§ **EXERCISE GOAL**:
Every line below is to be copied exactly, with the pictures left out.

§ **DATA LINES**:
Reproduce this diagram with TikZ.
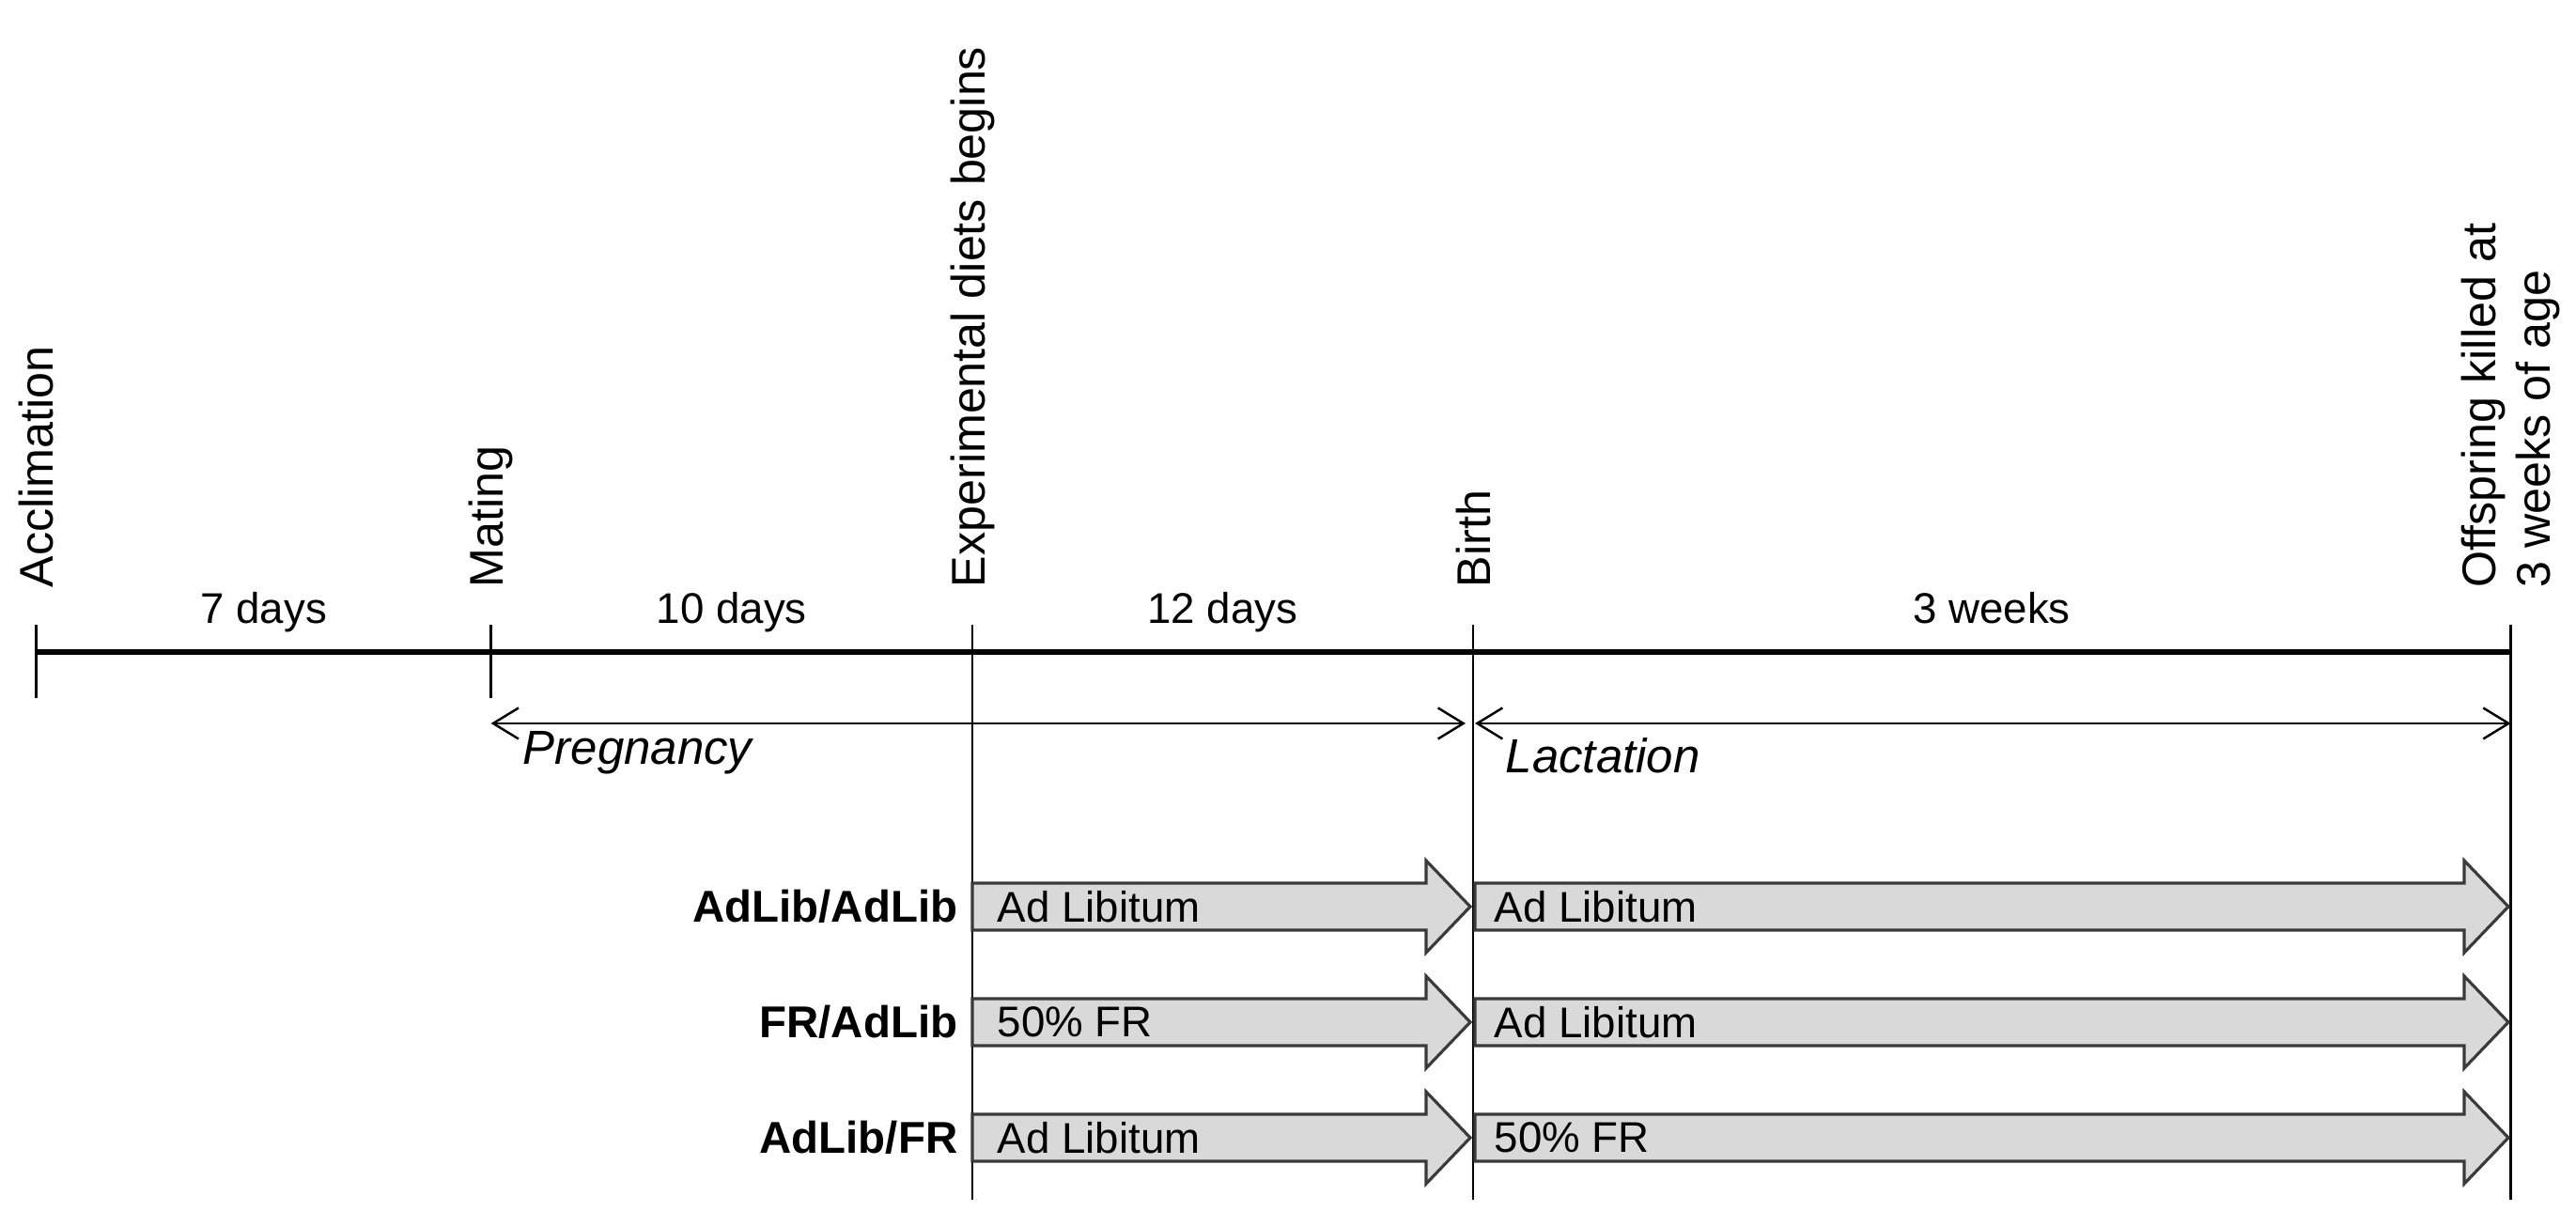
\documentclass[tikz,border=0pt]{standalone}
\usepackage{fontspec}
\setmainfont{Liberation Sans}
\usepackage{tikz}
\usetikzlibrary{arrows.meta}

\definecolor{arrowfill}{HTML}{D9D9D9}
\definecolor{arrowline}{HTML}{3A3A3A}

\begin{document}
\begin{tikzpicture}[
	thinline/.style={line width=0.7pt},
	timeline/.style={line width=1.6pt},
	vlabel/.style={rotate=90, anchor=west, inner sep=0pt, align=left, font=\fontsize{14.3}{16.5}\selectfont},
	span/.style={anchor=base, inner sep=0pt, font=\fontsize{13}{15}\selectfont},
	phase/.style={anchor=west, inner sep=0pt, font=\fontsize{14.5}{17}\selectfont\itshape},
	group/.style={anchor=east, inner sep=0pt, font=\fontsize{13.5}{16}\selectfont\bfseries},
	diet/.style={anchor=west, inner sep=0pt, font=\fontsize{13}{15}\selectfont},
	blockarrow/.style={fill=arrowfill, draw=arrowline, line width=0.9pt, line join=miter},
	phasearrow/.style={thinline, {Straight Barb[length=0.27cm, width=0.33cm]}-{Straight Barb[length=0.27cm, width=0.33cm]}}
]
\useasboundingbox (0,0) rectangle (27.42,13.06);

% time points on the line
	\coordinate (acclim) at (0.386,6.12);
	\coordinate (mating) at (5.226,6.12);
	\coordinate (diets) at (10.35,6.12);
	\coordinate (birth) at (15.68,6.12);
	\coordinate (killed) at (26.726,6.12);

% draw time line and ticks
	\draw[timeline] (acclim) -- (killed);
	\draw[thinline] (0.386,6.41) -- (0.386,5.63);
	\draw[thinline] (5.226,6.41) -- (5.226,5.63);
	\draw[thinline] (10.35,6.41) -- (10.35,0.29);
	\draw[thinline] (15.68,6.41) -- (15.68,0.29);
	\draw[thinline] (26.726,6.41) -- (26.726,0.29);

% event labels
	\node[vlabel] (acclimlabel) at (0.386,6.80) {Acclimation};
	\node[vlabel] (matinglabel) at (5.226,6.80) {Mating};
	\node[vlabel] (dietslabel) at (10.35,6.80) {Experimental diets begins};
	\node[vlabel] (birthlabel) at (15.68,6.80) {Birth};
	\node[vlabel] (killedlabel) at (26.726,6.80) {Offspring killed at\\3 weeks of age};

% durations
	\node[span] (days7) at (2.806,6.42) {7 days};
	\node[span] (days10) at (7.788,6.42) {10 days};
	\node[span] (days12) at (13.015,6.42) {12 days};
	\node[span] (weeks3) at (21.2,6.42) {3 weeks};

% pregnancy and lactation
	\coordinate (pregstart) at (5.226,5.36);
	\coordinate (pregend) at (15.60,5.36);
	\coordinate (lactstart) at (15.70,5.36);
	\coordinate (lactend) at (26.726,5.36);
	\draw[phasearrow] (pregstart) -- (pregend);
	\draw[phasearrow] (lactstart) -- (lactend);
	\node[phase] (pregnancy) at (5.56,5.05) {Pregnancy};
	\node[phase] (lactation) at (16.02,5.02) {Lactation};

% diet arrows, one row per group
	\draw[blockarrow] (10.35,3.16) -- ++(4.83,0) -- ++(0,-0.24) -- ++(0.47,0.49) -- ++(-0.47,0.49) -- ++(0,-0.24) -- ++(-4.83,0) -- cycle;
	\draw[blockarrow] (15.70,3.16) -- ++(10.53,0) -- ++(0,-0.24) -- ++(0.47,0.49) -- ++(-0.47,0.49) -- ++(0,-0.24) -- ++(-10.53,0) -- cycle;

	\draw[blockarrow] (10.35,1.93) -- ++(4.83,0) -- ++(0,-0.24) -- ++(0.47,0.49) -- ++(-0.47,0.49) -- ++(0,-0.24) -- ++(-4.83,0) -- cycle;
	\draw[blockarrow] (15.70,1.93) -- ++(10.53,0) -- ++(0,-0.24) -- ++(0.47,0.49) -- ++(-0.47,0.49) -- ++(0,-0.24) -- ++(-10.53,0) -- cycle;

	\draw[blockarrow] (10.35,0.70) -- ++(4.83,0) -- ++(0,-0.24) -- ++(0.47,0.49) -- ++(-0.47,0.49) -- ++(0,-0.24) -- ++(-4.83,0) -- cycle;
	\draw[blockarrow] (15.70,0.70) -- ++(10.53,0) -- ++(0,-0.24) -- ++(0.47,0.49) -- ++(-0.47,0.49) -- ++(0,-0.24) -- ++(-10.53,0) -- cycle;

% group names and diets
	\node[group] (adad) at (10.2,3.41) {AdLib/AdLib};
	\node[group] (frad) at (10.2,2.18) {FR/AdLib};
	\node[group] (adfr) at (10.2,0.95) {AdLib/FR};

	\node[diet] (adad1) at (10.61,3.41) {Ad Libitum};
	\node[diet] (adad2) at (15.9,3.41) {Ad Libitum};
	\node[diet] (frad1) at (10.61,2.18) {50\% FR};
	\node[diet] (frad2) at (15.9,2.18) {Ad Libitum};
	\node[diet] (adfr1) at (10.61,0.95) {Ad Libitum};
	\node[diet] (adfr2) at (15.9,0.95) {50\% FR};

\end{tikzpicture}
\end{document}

§ **RESPONSE TO THE TASK**:
Reproduce this diagram with TikZ.
\documentclass[tikz,border=0pt]{standalone}
\usepackage{fontspec}
\setmainfont{Liberation Sans}
\usepackage{tikz}
\usetikzlibrary{arrows.meta}

\definecolor{arrowfill}{HTML}{D9D9D9}
\definecolor{arrowline}{HTML}{3A3A3A}

\begin{document}
\begin{tikzpicture}[
	thinline/.style={line width=0.7pt},
	timeline/.style={line width=1.6pt},
	vlabel/.style={rotate=90, anchor=west, inner sep=0pt, align=left, font=\fontsize{14.3}{16.5}\selectfont},
	span/.style={anchor=base, inner sep=0pt, font=\fontsize{13}{15}\selectfont},
	phase/.style={anchor=west, inner sep=0pt, font=\fontsize{14.5}{17}\selectfont\itshape},
	group/.style={anchor=east, inner sep=0pt, font=\fontsize{13.5}{16}\selectfont\bfseries},
	diet/.style={anchor=west, inner sep=0pt, font=\fontsize{13}{15}\selectfont},
	blockarrow/.style={fill=arrowfill, draw=arrowline, line width=0.9pt, line join=miter},
	phasearrow/.style={thinline, {Straight Barb[length=0.27cm, width=0.33cm]}-{Straight Barb[length=0.27cm, width=0.33cm]}}
]
\useasboundingbox (0,0) rectangle (27.42,13.06);

% time points on the line
	\coordinate (acclim) at (0.386,6.12);
	\coordinate (mating) at (5.226,6.12);
	\coordinate (diets) at (10.35,6.12);
	\coordinate (birth) at (15.68,6.12);
	\coordinate (killed) at (26.726,6.12);

% draw time line and ticks
	\draw[timeline] (acclim) -- (killed);
	\draw[thinline] (0.386,6.41) -- (0.386,5.63);
	\draw[thinline] (5.226,6.41) -- (5.226,5.63);
	\draw[thinline] (10.35,6.41) -- (10.35,0.29);
	\draw[thinline] (15.68,6.41) -- (15.68,0.29);
	\draw[thinline] (26.726,6.41) -- (26.726,0.29);

% event labels
	\node[vlabel] (acclimlabel) at (0.386,6.80) {Acclimation};
	\node[vlabel] (matinglabel) at (5.226,6.80) {Mating};
	\node[vlabel] (dietslabel) at (10.35,6.80) {Experimental diets begins};
	\node[vlabel] (birthlabel) at (15.68,6.80) {Birth};
	\node[vlabel] (killedlabel) at (26.726,6.80) {Offspring killed at\\3 weeks of age};

% durations
	\node[span] (days7) at (2.806,6.42) {7 days};
	\node[span] (days10) at (7.788,6.42) {10 days};
	\node[span] (days12) at (13.015,6.42) {12 days};
	\node[span] (weeks3) at (21.2,6.42) {3 weeks};

% pregnancy and lactation
	\coordinate (pregstart) at (5.226,5.36);
	\coordinate (pregend) at (15.60,5.36);
	\coordinate (lactstart) at (15.70,5.36);
	\coordinate (lactend) at (26.726,5.36);
	\draw[phasearrow] (pregstart) -- (pregend);
	\draw[phasearrow] (lactstart) -- (lactend);
	\node[phase] (pregnancy) at (5.56,5.05) {Pregnancy};
	\node[phase] (lactation) at (16.02,5.02) {Lactation};

% diet arrows, one row per group
	\draw[blockarrow] (10.35,3.16) -- ++(4.83,0) -- ++(0,-0.24) -- ++(0.47,0.49) -- ++(-0.47,0.49) -- ++(0,-0.24) -- ++(-4.83,0) -- cycle;
	\draw[blockarrow] (15.70,3.16) -- ++(10.53,0) -- ++(0,-0.24) -- ++(0.47,0.49) -- ++(-0.47,0.49) -- ++(0,-0.24) -- ++(-10.53,0) -- cycle;

	\draw[blockarrow] (10.35,1.93) -- ++(4.83,0) -- ++(0,-0.24) -- ++(0.47,0.49) -- ++(-0.47,0.49) -- ++(0,-0.24) -- ++(-4.83,0) -- cycle;
	\draw[blockarrow] (15.70,1.93) -- ++(10.53,0) -- ++(0,-0.24) -- ++(0.47,0.49) -- ++(-0.47,0.49) -- ++(0,-0.24) -- ++(-10.53,0) -- cycle;

	\draw[blockarrow] (10.35,0.70) -- ++(4.83,0) -- ++(0,-0.24) -- ++(0.47,0.49) -- ++(-0.47,0.49) -- ++(0,-0.24) -- ++(-4.83,0) -- cycle;
	\draw[blockarrow] (15.70,0.70) -- ++(10.53,0) -- ++(0,-0.24) -- ++(0.47,0.49) -- ++(-0.47,0.49) -- ++(0,-0.24) -- ++(-10.53,0) -- cycle;

% group names and diets
	\node[group] (adad) at (10.2,3.41) {AdLib/AdLib};
	\node[group] (frad) at (10.2,2.18) {FR/AdLib};
	\node[group] (adfr) at (10.2,0.95) {AdLib/FR};

	\node[diet] (adad1) at (10.61,3.41) {Ad Libitum};
	\node[diet] (adad2) at (15.9,3.41) {Ad Libitum};
	\node[diet] (frad1) at (10.61,2.18) {50\% FR};
	\node[diet] (frad2) at (15.9,2.18) {Ad Libitum};
	\node[diet] (adfr1) at (10.61,0.95) {Ad Libitum};
	\node[diet] (adfr2) at (15.9,0.95) {50\% FR};

\end{tikzpicture}
\end{document}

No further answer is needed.